[Records with drawing code]
## Start

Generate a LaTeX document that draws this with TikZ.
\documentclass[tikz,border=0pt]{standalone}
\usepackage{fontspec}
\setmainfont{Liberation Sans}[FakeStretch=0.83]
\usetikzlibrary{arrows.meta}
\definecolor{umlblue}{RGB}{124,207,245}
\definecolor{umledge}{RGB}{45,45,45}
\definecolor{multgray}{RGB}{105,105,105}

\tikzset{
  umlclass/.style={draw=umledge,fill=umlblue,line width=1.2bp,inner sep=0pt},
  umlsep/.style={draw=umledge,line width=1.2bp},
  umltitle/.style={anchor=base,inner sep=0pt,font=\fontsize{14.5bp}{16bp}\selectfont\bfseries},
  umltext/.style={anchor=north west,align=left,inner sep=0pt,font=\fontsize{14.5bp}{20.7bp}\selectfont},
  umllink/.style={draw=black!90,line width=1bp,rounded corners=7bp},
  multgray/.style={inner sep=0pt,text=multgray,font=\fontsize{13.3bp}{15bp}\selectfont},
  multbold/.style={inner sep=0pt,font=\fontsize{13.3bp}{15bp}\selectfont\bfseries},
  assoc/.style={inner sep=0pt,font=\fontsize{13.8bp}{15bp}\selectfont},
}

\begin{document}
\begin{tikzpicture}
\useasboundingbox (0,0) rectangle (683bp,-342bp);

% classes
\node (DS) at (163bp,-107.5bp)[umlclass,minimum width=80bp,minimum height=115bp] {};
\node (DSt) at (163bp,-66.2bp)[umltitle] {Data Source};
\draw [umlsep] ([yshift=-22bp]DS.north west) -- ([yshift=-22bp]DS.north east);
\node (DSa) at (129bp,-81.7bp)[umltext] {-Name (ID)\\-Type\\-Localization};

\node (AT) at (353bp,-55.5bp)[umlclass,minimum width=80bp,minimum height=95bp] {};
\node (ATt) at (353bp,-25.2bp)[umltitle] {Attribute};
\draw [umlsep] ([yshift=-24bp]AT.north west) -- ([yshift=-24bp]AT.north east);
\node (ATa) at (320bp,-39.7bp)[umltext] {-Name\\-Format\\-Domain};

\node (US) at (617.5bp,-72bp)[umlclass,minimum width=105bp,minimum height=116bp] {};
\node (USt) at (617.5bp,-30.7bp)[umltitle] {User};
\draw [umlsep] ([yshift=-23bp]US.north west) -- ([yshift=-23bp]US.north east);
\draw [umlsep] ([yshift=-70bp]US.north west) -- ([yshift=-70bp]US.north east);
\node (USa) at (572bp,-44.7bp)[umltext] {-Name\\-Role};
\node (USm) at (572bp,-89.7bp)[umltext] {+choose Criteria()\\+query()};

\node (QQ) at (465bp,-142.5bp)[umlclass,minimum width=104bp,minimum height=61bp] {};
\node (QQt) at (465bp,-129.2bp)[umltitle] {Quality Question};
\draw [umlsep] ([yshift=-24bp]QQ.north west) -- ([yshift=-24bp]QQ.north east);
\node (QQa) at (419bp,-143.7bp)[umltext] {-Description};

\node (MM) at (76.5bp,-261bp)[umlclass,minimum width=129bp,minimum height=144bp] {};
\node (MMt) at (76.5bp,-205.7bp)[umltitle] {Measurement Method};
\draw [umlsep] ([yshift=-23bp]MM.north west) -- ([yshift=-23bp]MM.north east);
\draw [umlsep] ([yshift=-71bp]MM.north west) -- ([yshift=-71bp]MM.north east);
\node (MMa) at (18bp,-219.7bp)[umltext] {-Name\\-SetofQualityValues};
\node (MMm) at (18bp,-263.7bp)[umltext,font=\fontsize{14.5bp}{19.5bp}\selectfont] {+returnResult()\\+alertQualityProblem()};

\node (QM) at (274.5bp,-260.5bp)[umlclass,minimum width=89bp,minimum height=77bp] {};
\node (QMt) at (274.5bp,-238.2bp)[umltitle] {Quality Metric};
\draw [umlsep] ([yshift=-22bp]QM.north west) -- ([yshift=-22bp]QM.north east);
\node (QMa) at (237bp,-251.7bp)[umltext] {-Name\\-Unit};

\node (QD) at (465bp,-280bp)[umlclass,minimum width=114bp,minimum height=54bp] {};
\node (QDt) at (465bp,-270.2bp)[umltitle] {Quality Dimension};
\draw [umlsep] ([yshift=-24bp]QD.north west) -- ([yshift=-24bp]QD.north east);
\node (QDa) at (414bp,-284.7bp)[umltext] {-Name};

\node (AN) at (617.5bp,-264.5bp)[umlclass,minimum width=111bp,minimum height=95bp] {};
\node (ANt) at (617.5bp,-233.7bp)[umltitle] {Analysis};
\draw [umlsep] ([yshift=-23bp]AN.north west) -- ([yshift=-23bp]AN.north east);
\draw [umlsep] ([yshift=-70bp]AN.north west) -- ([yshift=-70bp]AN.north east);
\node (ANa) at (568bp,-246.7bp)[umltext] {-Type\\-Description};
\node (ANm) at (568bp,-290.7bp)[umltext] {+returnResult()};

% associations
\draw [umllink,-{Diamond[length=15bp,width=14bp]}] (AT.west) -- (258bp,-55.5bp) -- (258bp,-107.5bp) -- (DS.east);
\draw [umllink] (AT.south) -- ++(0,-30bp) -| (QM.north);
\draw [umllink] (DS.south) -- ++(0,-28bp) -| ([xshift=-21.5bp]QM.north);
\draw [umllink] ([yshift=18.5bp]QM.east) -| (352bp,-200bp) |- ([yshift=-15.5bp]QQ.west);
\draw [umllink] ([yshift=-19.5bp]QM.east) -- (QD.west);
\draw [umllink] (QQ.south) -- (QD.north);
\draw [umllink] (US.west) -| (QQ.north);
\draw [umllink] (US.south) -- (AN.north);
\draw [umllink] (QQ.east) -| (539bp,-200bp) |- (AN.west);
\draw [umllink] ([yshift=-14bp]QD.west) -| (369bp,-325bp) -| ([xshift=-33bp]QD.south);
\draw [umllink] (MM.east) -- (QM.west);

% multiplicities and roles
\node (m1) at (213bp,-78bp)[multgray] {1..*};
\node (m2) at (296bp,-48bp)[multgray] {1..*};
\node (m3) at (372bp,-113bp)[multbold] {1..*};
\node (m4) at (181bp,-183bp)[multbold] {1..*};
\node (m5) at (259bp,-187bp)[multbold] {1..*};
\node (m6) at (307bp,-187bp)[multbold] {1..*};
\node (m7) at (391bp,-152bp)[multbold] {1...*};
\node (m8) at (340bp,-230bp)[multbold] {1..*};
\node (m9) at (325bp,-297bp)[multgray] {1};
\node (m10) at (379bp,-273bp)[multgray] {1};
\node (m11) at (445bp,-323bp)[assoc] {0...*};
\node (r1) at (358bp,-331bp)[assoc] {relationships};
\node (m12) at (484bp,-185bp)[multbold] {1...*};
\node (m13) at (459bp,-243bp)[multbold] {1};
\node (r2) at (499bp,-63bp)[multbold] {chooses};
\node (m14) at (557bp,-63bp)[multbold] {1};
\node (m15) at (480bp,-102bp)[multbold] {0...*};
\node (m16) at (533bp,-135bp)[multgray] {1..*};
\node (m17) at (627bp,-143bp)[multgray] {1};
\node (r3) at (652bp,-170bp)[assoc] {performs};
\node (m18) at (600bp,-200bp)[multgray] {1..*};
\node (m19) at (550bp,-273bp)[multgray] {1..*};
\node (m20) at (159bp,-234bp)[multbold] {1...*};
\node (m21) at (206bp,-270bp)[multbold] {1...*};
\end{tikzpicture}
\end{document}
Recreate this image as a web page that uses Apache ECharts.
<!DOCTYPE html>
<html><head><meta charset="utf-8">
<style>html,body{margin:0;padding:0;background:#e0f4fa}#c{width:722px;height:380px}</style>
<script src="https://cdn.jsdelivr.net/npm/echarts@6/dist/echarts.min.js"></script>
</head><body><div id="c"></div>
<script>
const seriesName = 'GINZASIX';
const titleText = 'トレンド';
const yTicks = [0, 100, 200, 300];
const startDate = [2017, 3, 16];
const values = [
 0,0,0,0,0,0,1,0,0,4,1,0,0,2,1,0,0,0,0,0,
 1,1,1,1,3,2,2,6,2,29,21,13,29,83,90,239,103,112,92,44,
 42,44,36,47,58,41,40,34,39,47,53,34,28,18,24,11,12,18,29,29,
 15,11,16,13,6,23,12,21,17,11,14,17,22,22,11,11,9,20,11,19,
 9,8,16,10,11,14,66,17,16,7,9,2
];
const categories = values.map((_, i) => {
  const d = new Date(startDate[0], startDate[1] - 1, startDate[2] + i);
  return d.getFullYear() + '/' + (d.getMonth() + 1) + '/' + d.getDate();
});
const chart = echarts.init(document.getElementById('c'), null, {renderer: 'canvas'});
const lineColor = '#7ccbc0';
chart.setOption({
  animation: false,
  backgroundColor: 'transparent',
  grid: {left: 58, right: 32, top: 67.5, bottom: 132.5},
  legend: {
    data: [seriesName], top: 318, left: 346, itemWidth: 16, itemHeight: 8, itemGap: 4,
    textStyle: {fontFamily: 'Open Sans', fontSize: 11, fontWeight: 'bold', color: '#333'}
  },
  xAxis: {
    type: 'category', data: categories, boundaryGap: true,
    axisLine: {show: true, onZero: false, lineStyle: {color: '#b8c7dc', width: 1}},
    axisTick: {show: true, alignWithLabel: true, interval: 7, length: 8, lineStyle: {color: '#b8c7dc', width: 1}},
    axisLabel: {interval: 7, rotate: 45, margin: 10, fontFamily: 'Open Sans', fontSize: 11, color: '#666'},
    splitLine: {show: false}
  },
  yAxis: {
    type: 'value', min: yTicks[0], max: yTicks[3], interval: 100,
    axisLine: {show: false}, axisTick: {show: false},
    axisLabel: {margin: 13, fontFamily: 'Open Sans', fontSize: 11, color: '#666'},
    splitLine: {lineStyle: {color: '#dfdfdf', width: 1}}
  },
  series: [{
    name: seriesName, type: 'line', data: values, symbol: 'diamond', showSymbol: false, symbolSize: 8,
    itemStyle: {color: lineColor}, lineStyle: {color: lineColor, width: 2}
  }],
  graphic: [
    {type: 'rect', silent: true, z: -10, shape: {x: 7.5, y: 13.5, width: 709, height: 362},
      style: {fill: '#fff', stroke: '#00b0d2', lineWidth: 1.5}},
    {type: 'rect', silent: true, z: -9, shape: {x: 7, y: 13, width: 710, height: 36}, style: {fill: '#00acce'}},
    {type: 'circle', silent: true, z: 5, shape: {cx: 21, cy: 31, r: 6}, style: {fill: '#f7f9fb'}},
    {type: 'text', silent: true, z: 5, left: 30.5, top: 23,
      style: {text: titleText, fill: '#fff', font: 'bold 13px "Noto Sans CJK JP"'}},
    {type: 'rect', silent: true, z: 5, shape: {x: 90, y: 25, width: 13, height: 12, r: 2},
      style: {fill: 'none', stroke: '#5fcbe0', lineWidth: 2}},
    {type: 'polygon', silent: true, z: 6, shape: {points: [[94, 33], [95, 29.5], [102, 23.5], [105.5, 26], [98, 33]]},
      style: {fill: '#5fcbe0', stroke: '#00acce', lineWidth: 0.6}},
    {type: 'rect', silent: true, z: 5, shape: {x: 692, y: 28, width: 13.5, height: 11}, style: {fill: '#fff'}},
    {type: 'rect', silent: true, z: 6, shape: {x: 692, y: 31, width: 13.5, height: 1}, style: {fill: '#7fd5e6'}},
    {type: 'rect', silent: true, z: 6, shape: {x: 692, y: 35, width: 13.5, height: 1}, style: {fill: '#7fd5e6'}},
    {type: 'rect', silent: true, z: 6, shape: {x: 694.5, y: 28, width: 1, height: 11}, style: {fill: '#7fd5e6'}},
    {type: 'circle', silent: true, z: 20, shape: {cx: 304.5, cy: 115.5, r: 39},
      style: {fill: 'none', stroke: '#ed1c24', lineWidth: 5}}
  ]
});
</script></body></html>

## End

**WHAT YOU HAVE TO DO:**
Give the lines again, exactly as they stand, from the beginning of the data through the line with "(ATa) at (320bp,-39.7bp)[umltext]".

**SOLUTION TO THIS EXERCISE:**
Generate a LaTeX document that draws this with TikZ.
\documentclass[tikz,border=0pt]{standalone}
\usepackage{fontspec}
\setmainfont{Liberation Sans}[FakeStretch=0.83]
\usetikzlibrary{arrows.meta}
\definecolor{umlblue}{RGB}{124,207,245}
\definecolor{umledge}{RGB}{45,45,45}
\definecolor{multgray}{RGB}{105,105,105}

\tikzset{
  umlclass/.style={draw=umledge,fill=umlblue,line width=1.2bp,inner sep=0pt},
  umlsep/.style={draw=umledge,line width=1.2bp},
  umltitle/.style={anchor=base,inner sep=0pt,font=\fontsize{14.5bp}{16bp}\selectfont\bfseries},
  umltext/.style={anchor=north west,align=left,inner sep=0pt,font=\fontsize{14.5bp}{20.7bp}\selectfont},
  umllink/.style={draw=black!90,line width=1bp,rounded corners=7bp},
  multgray/.style={inner sep=0pt,text=multgray,font=\fontsize{13.3bp}{15bp}\selectfont},
  multbold/.style={inner sep=0pt,font=\fontsize{13.3bp}{15bp}\selectfont\bfseries},
  assoc/.style={inner sep=0pt,font=\fontsize{13.8bp}{15bp}\selectfont},
}

\begin{document}
\begin{tikzpicture}
\useasboundingbox (0,0) rectangle (683bp,-342bp);

% classes
\node (DS) at (163bp,-107.5bp)[umlclass,minimum width=80bp,minimum height=115bp] {};
\node (DSt) at (163bp,-66.2bp)[umltitle] {Data Source};
\draw [umlsep] ([yshift=-22bp]DS.north west) -- ([yshift=-22bp]DS.north east);
\node (DSa) at (129bp,-81.7bp)[umltext] {-Name (ID)\\-Type\\-Localization};

\node (AT) at (353bp,-55.5bp)[umlclass,minimum width=80bp,minimum height=95bp] {};
\node (ATt) at (353bp,-25.2bp)[umltitle] {Attribute};
\draw [umlsep] ([yshift=-24bp]AT.north west) -- ([yshift=-24bp]AT.north east);
\node (ATa) at (320bp,-39.7bp)[umltext] {-Name\\-Format\\-Domain};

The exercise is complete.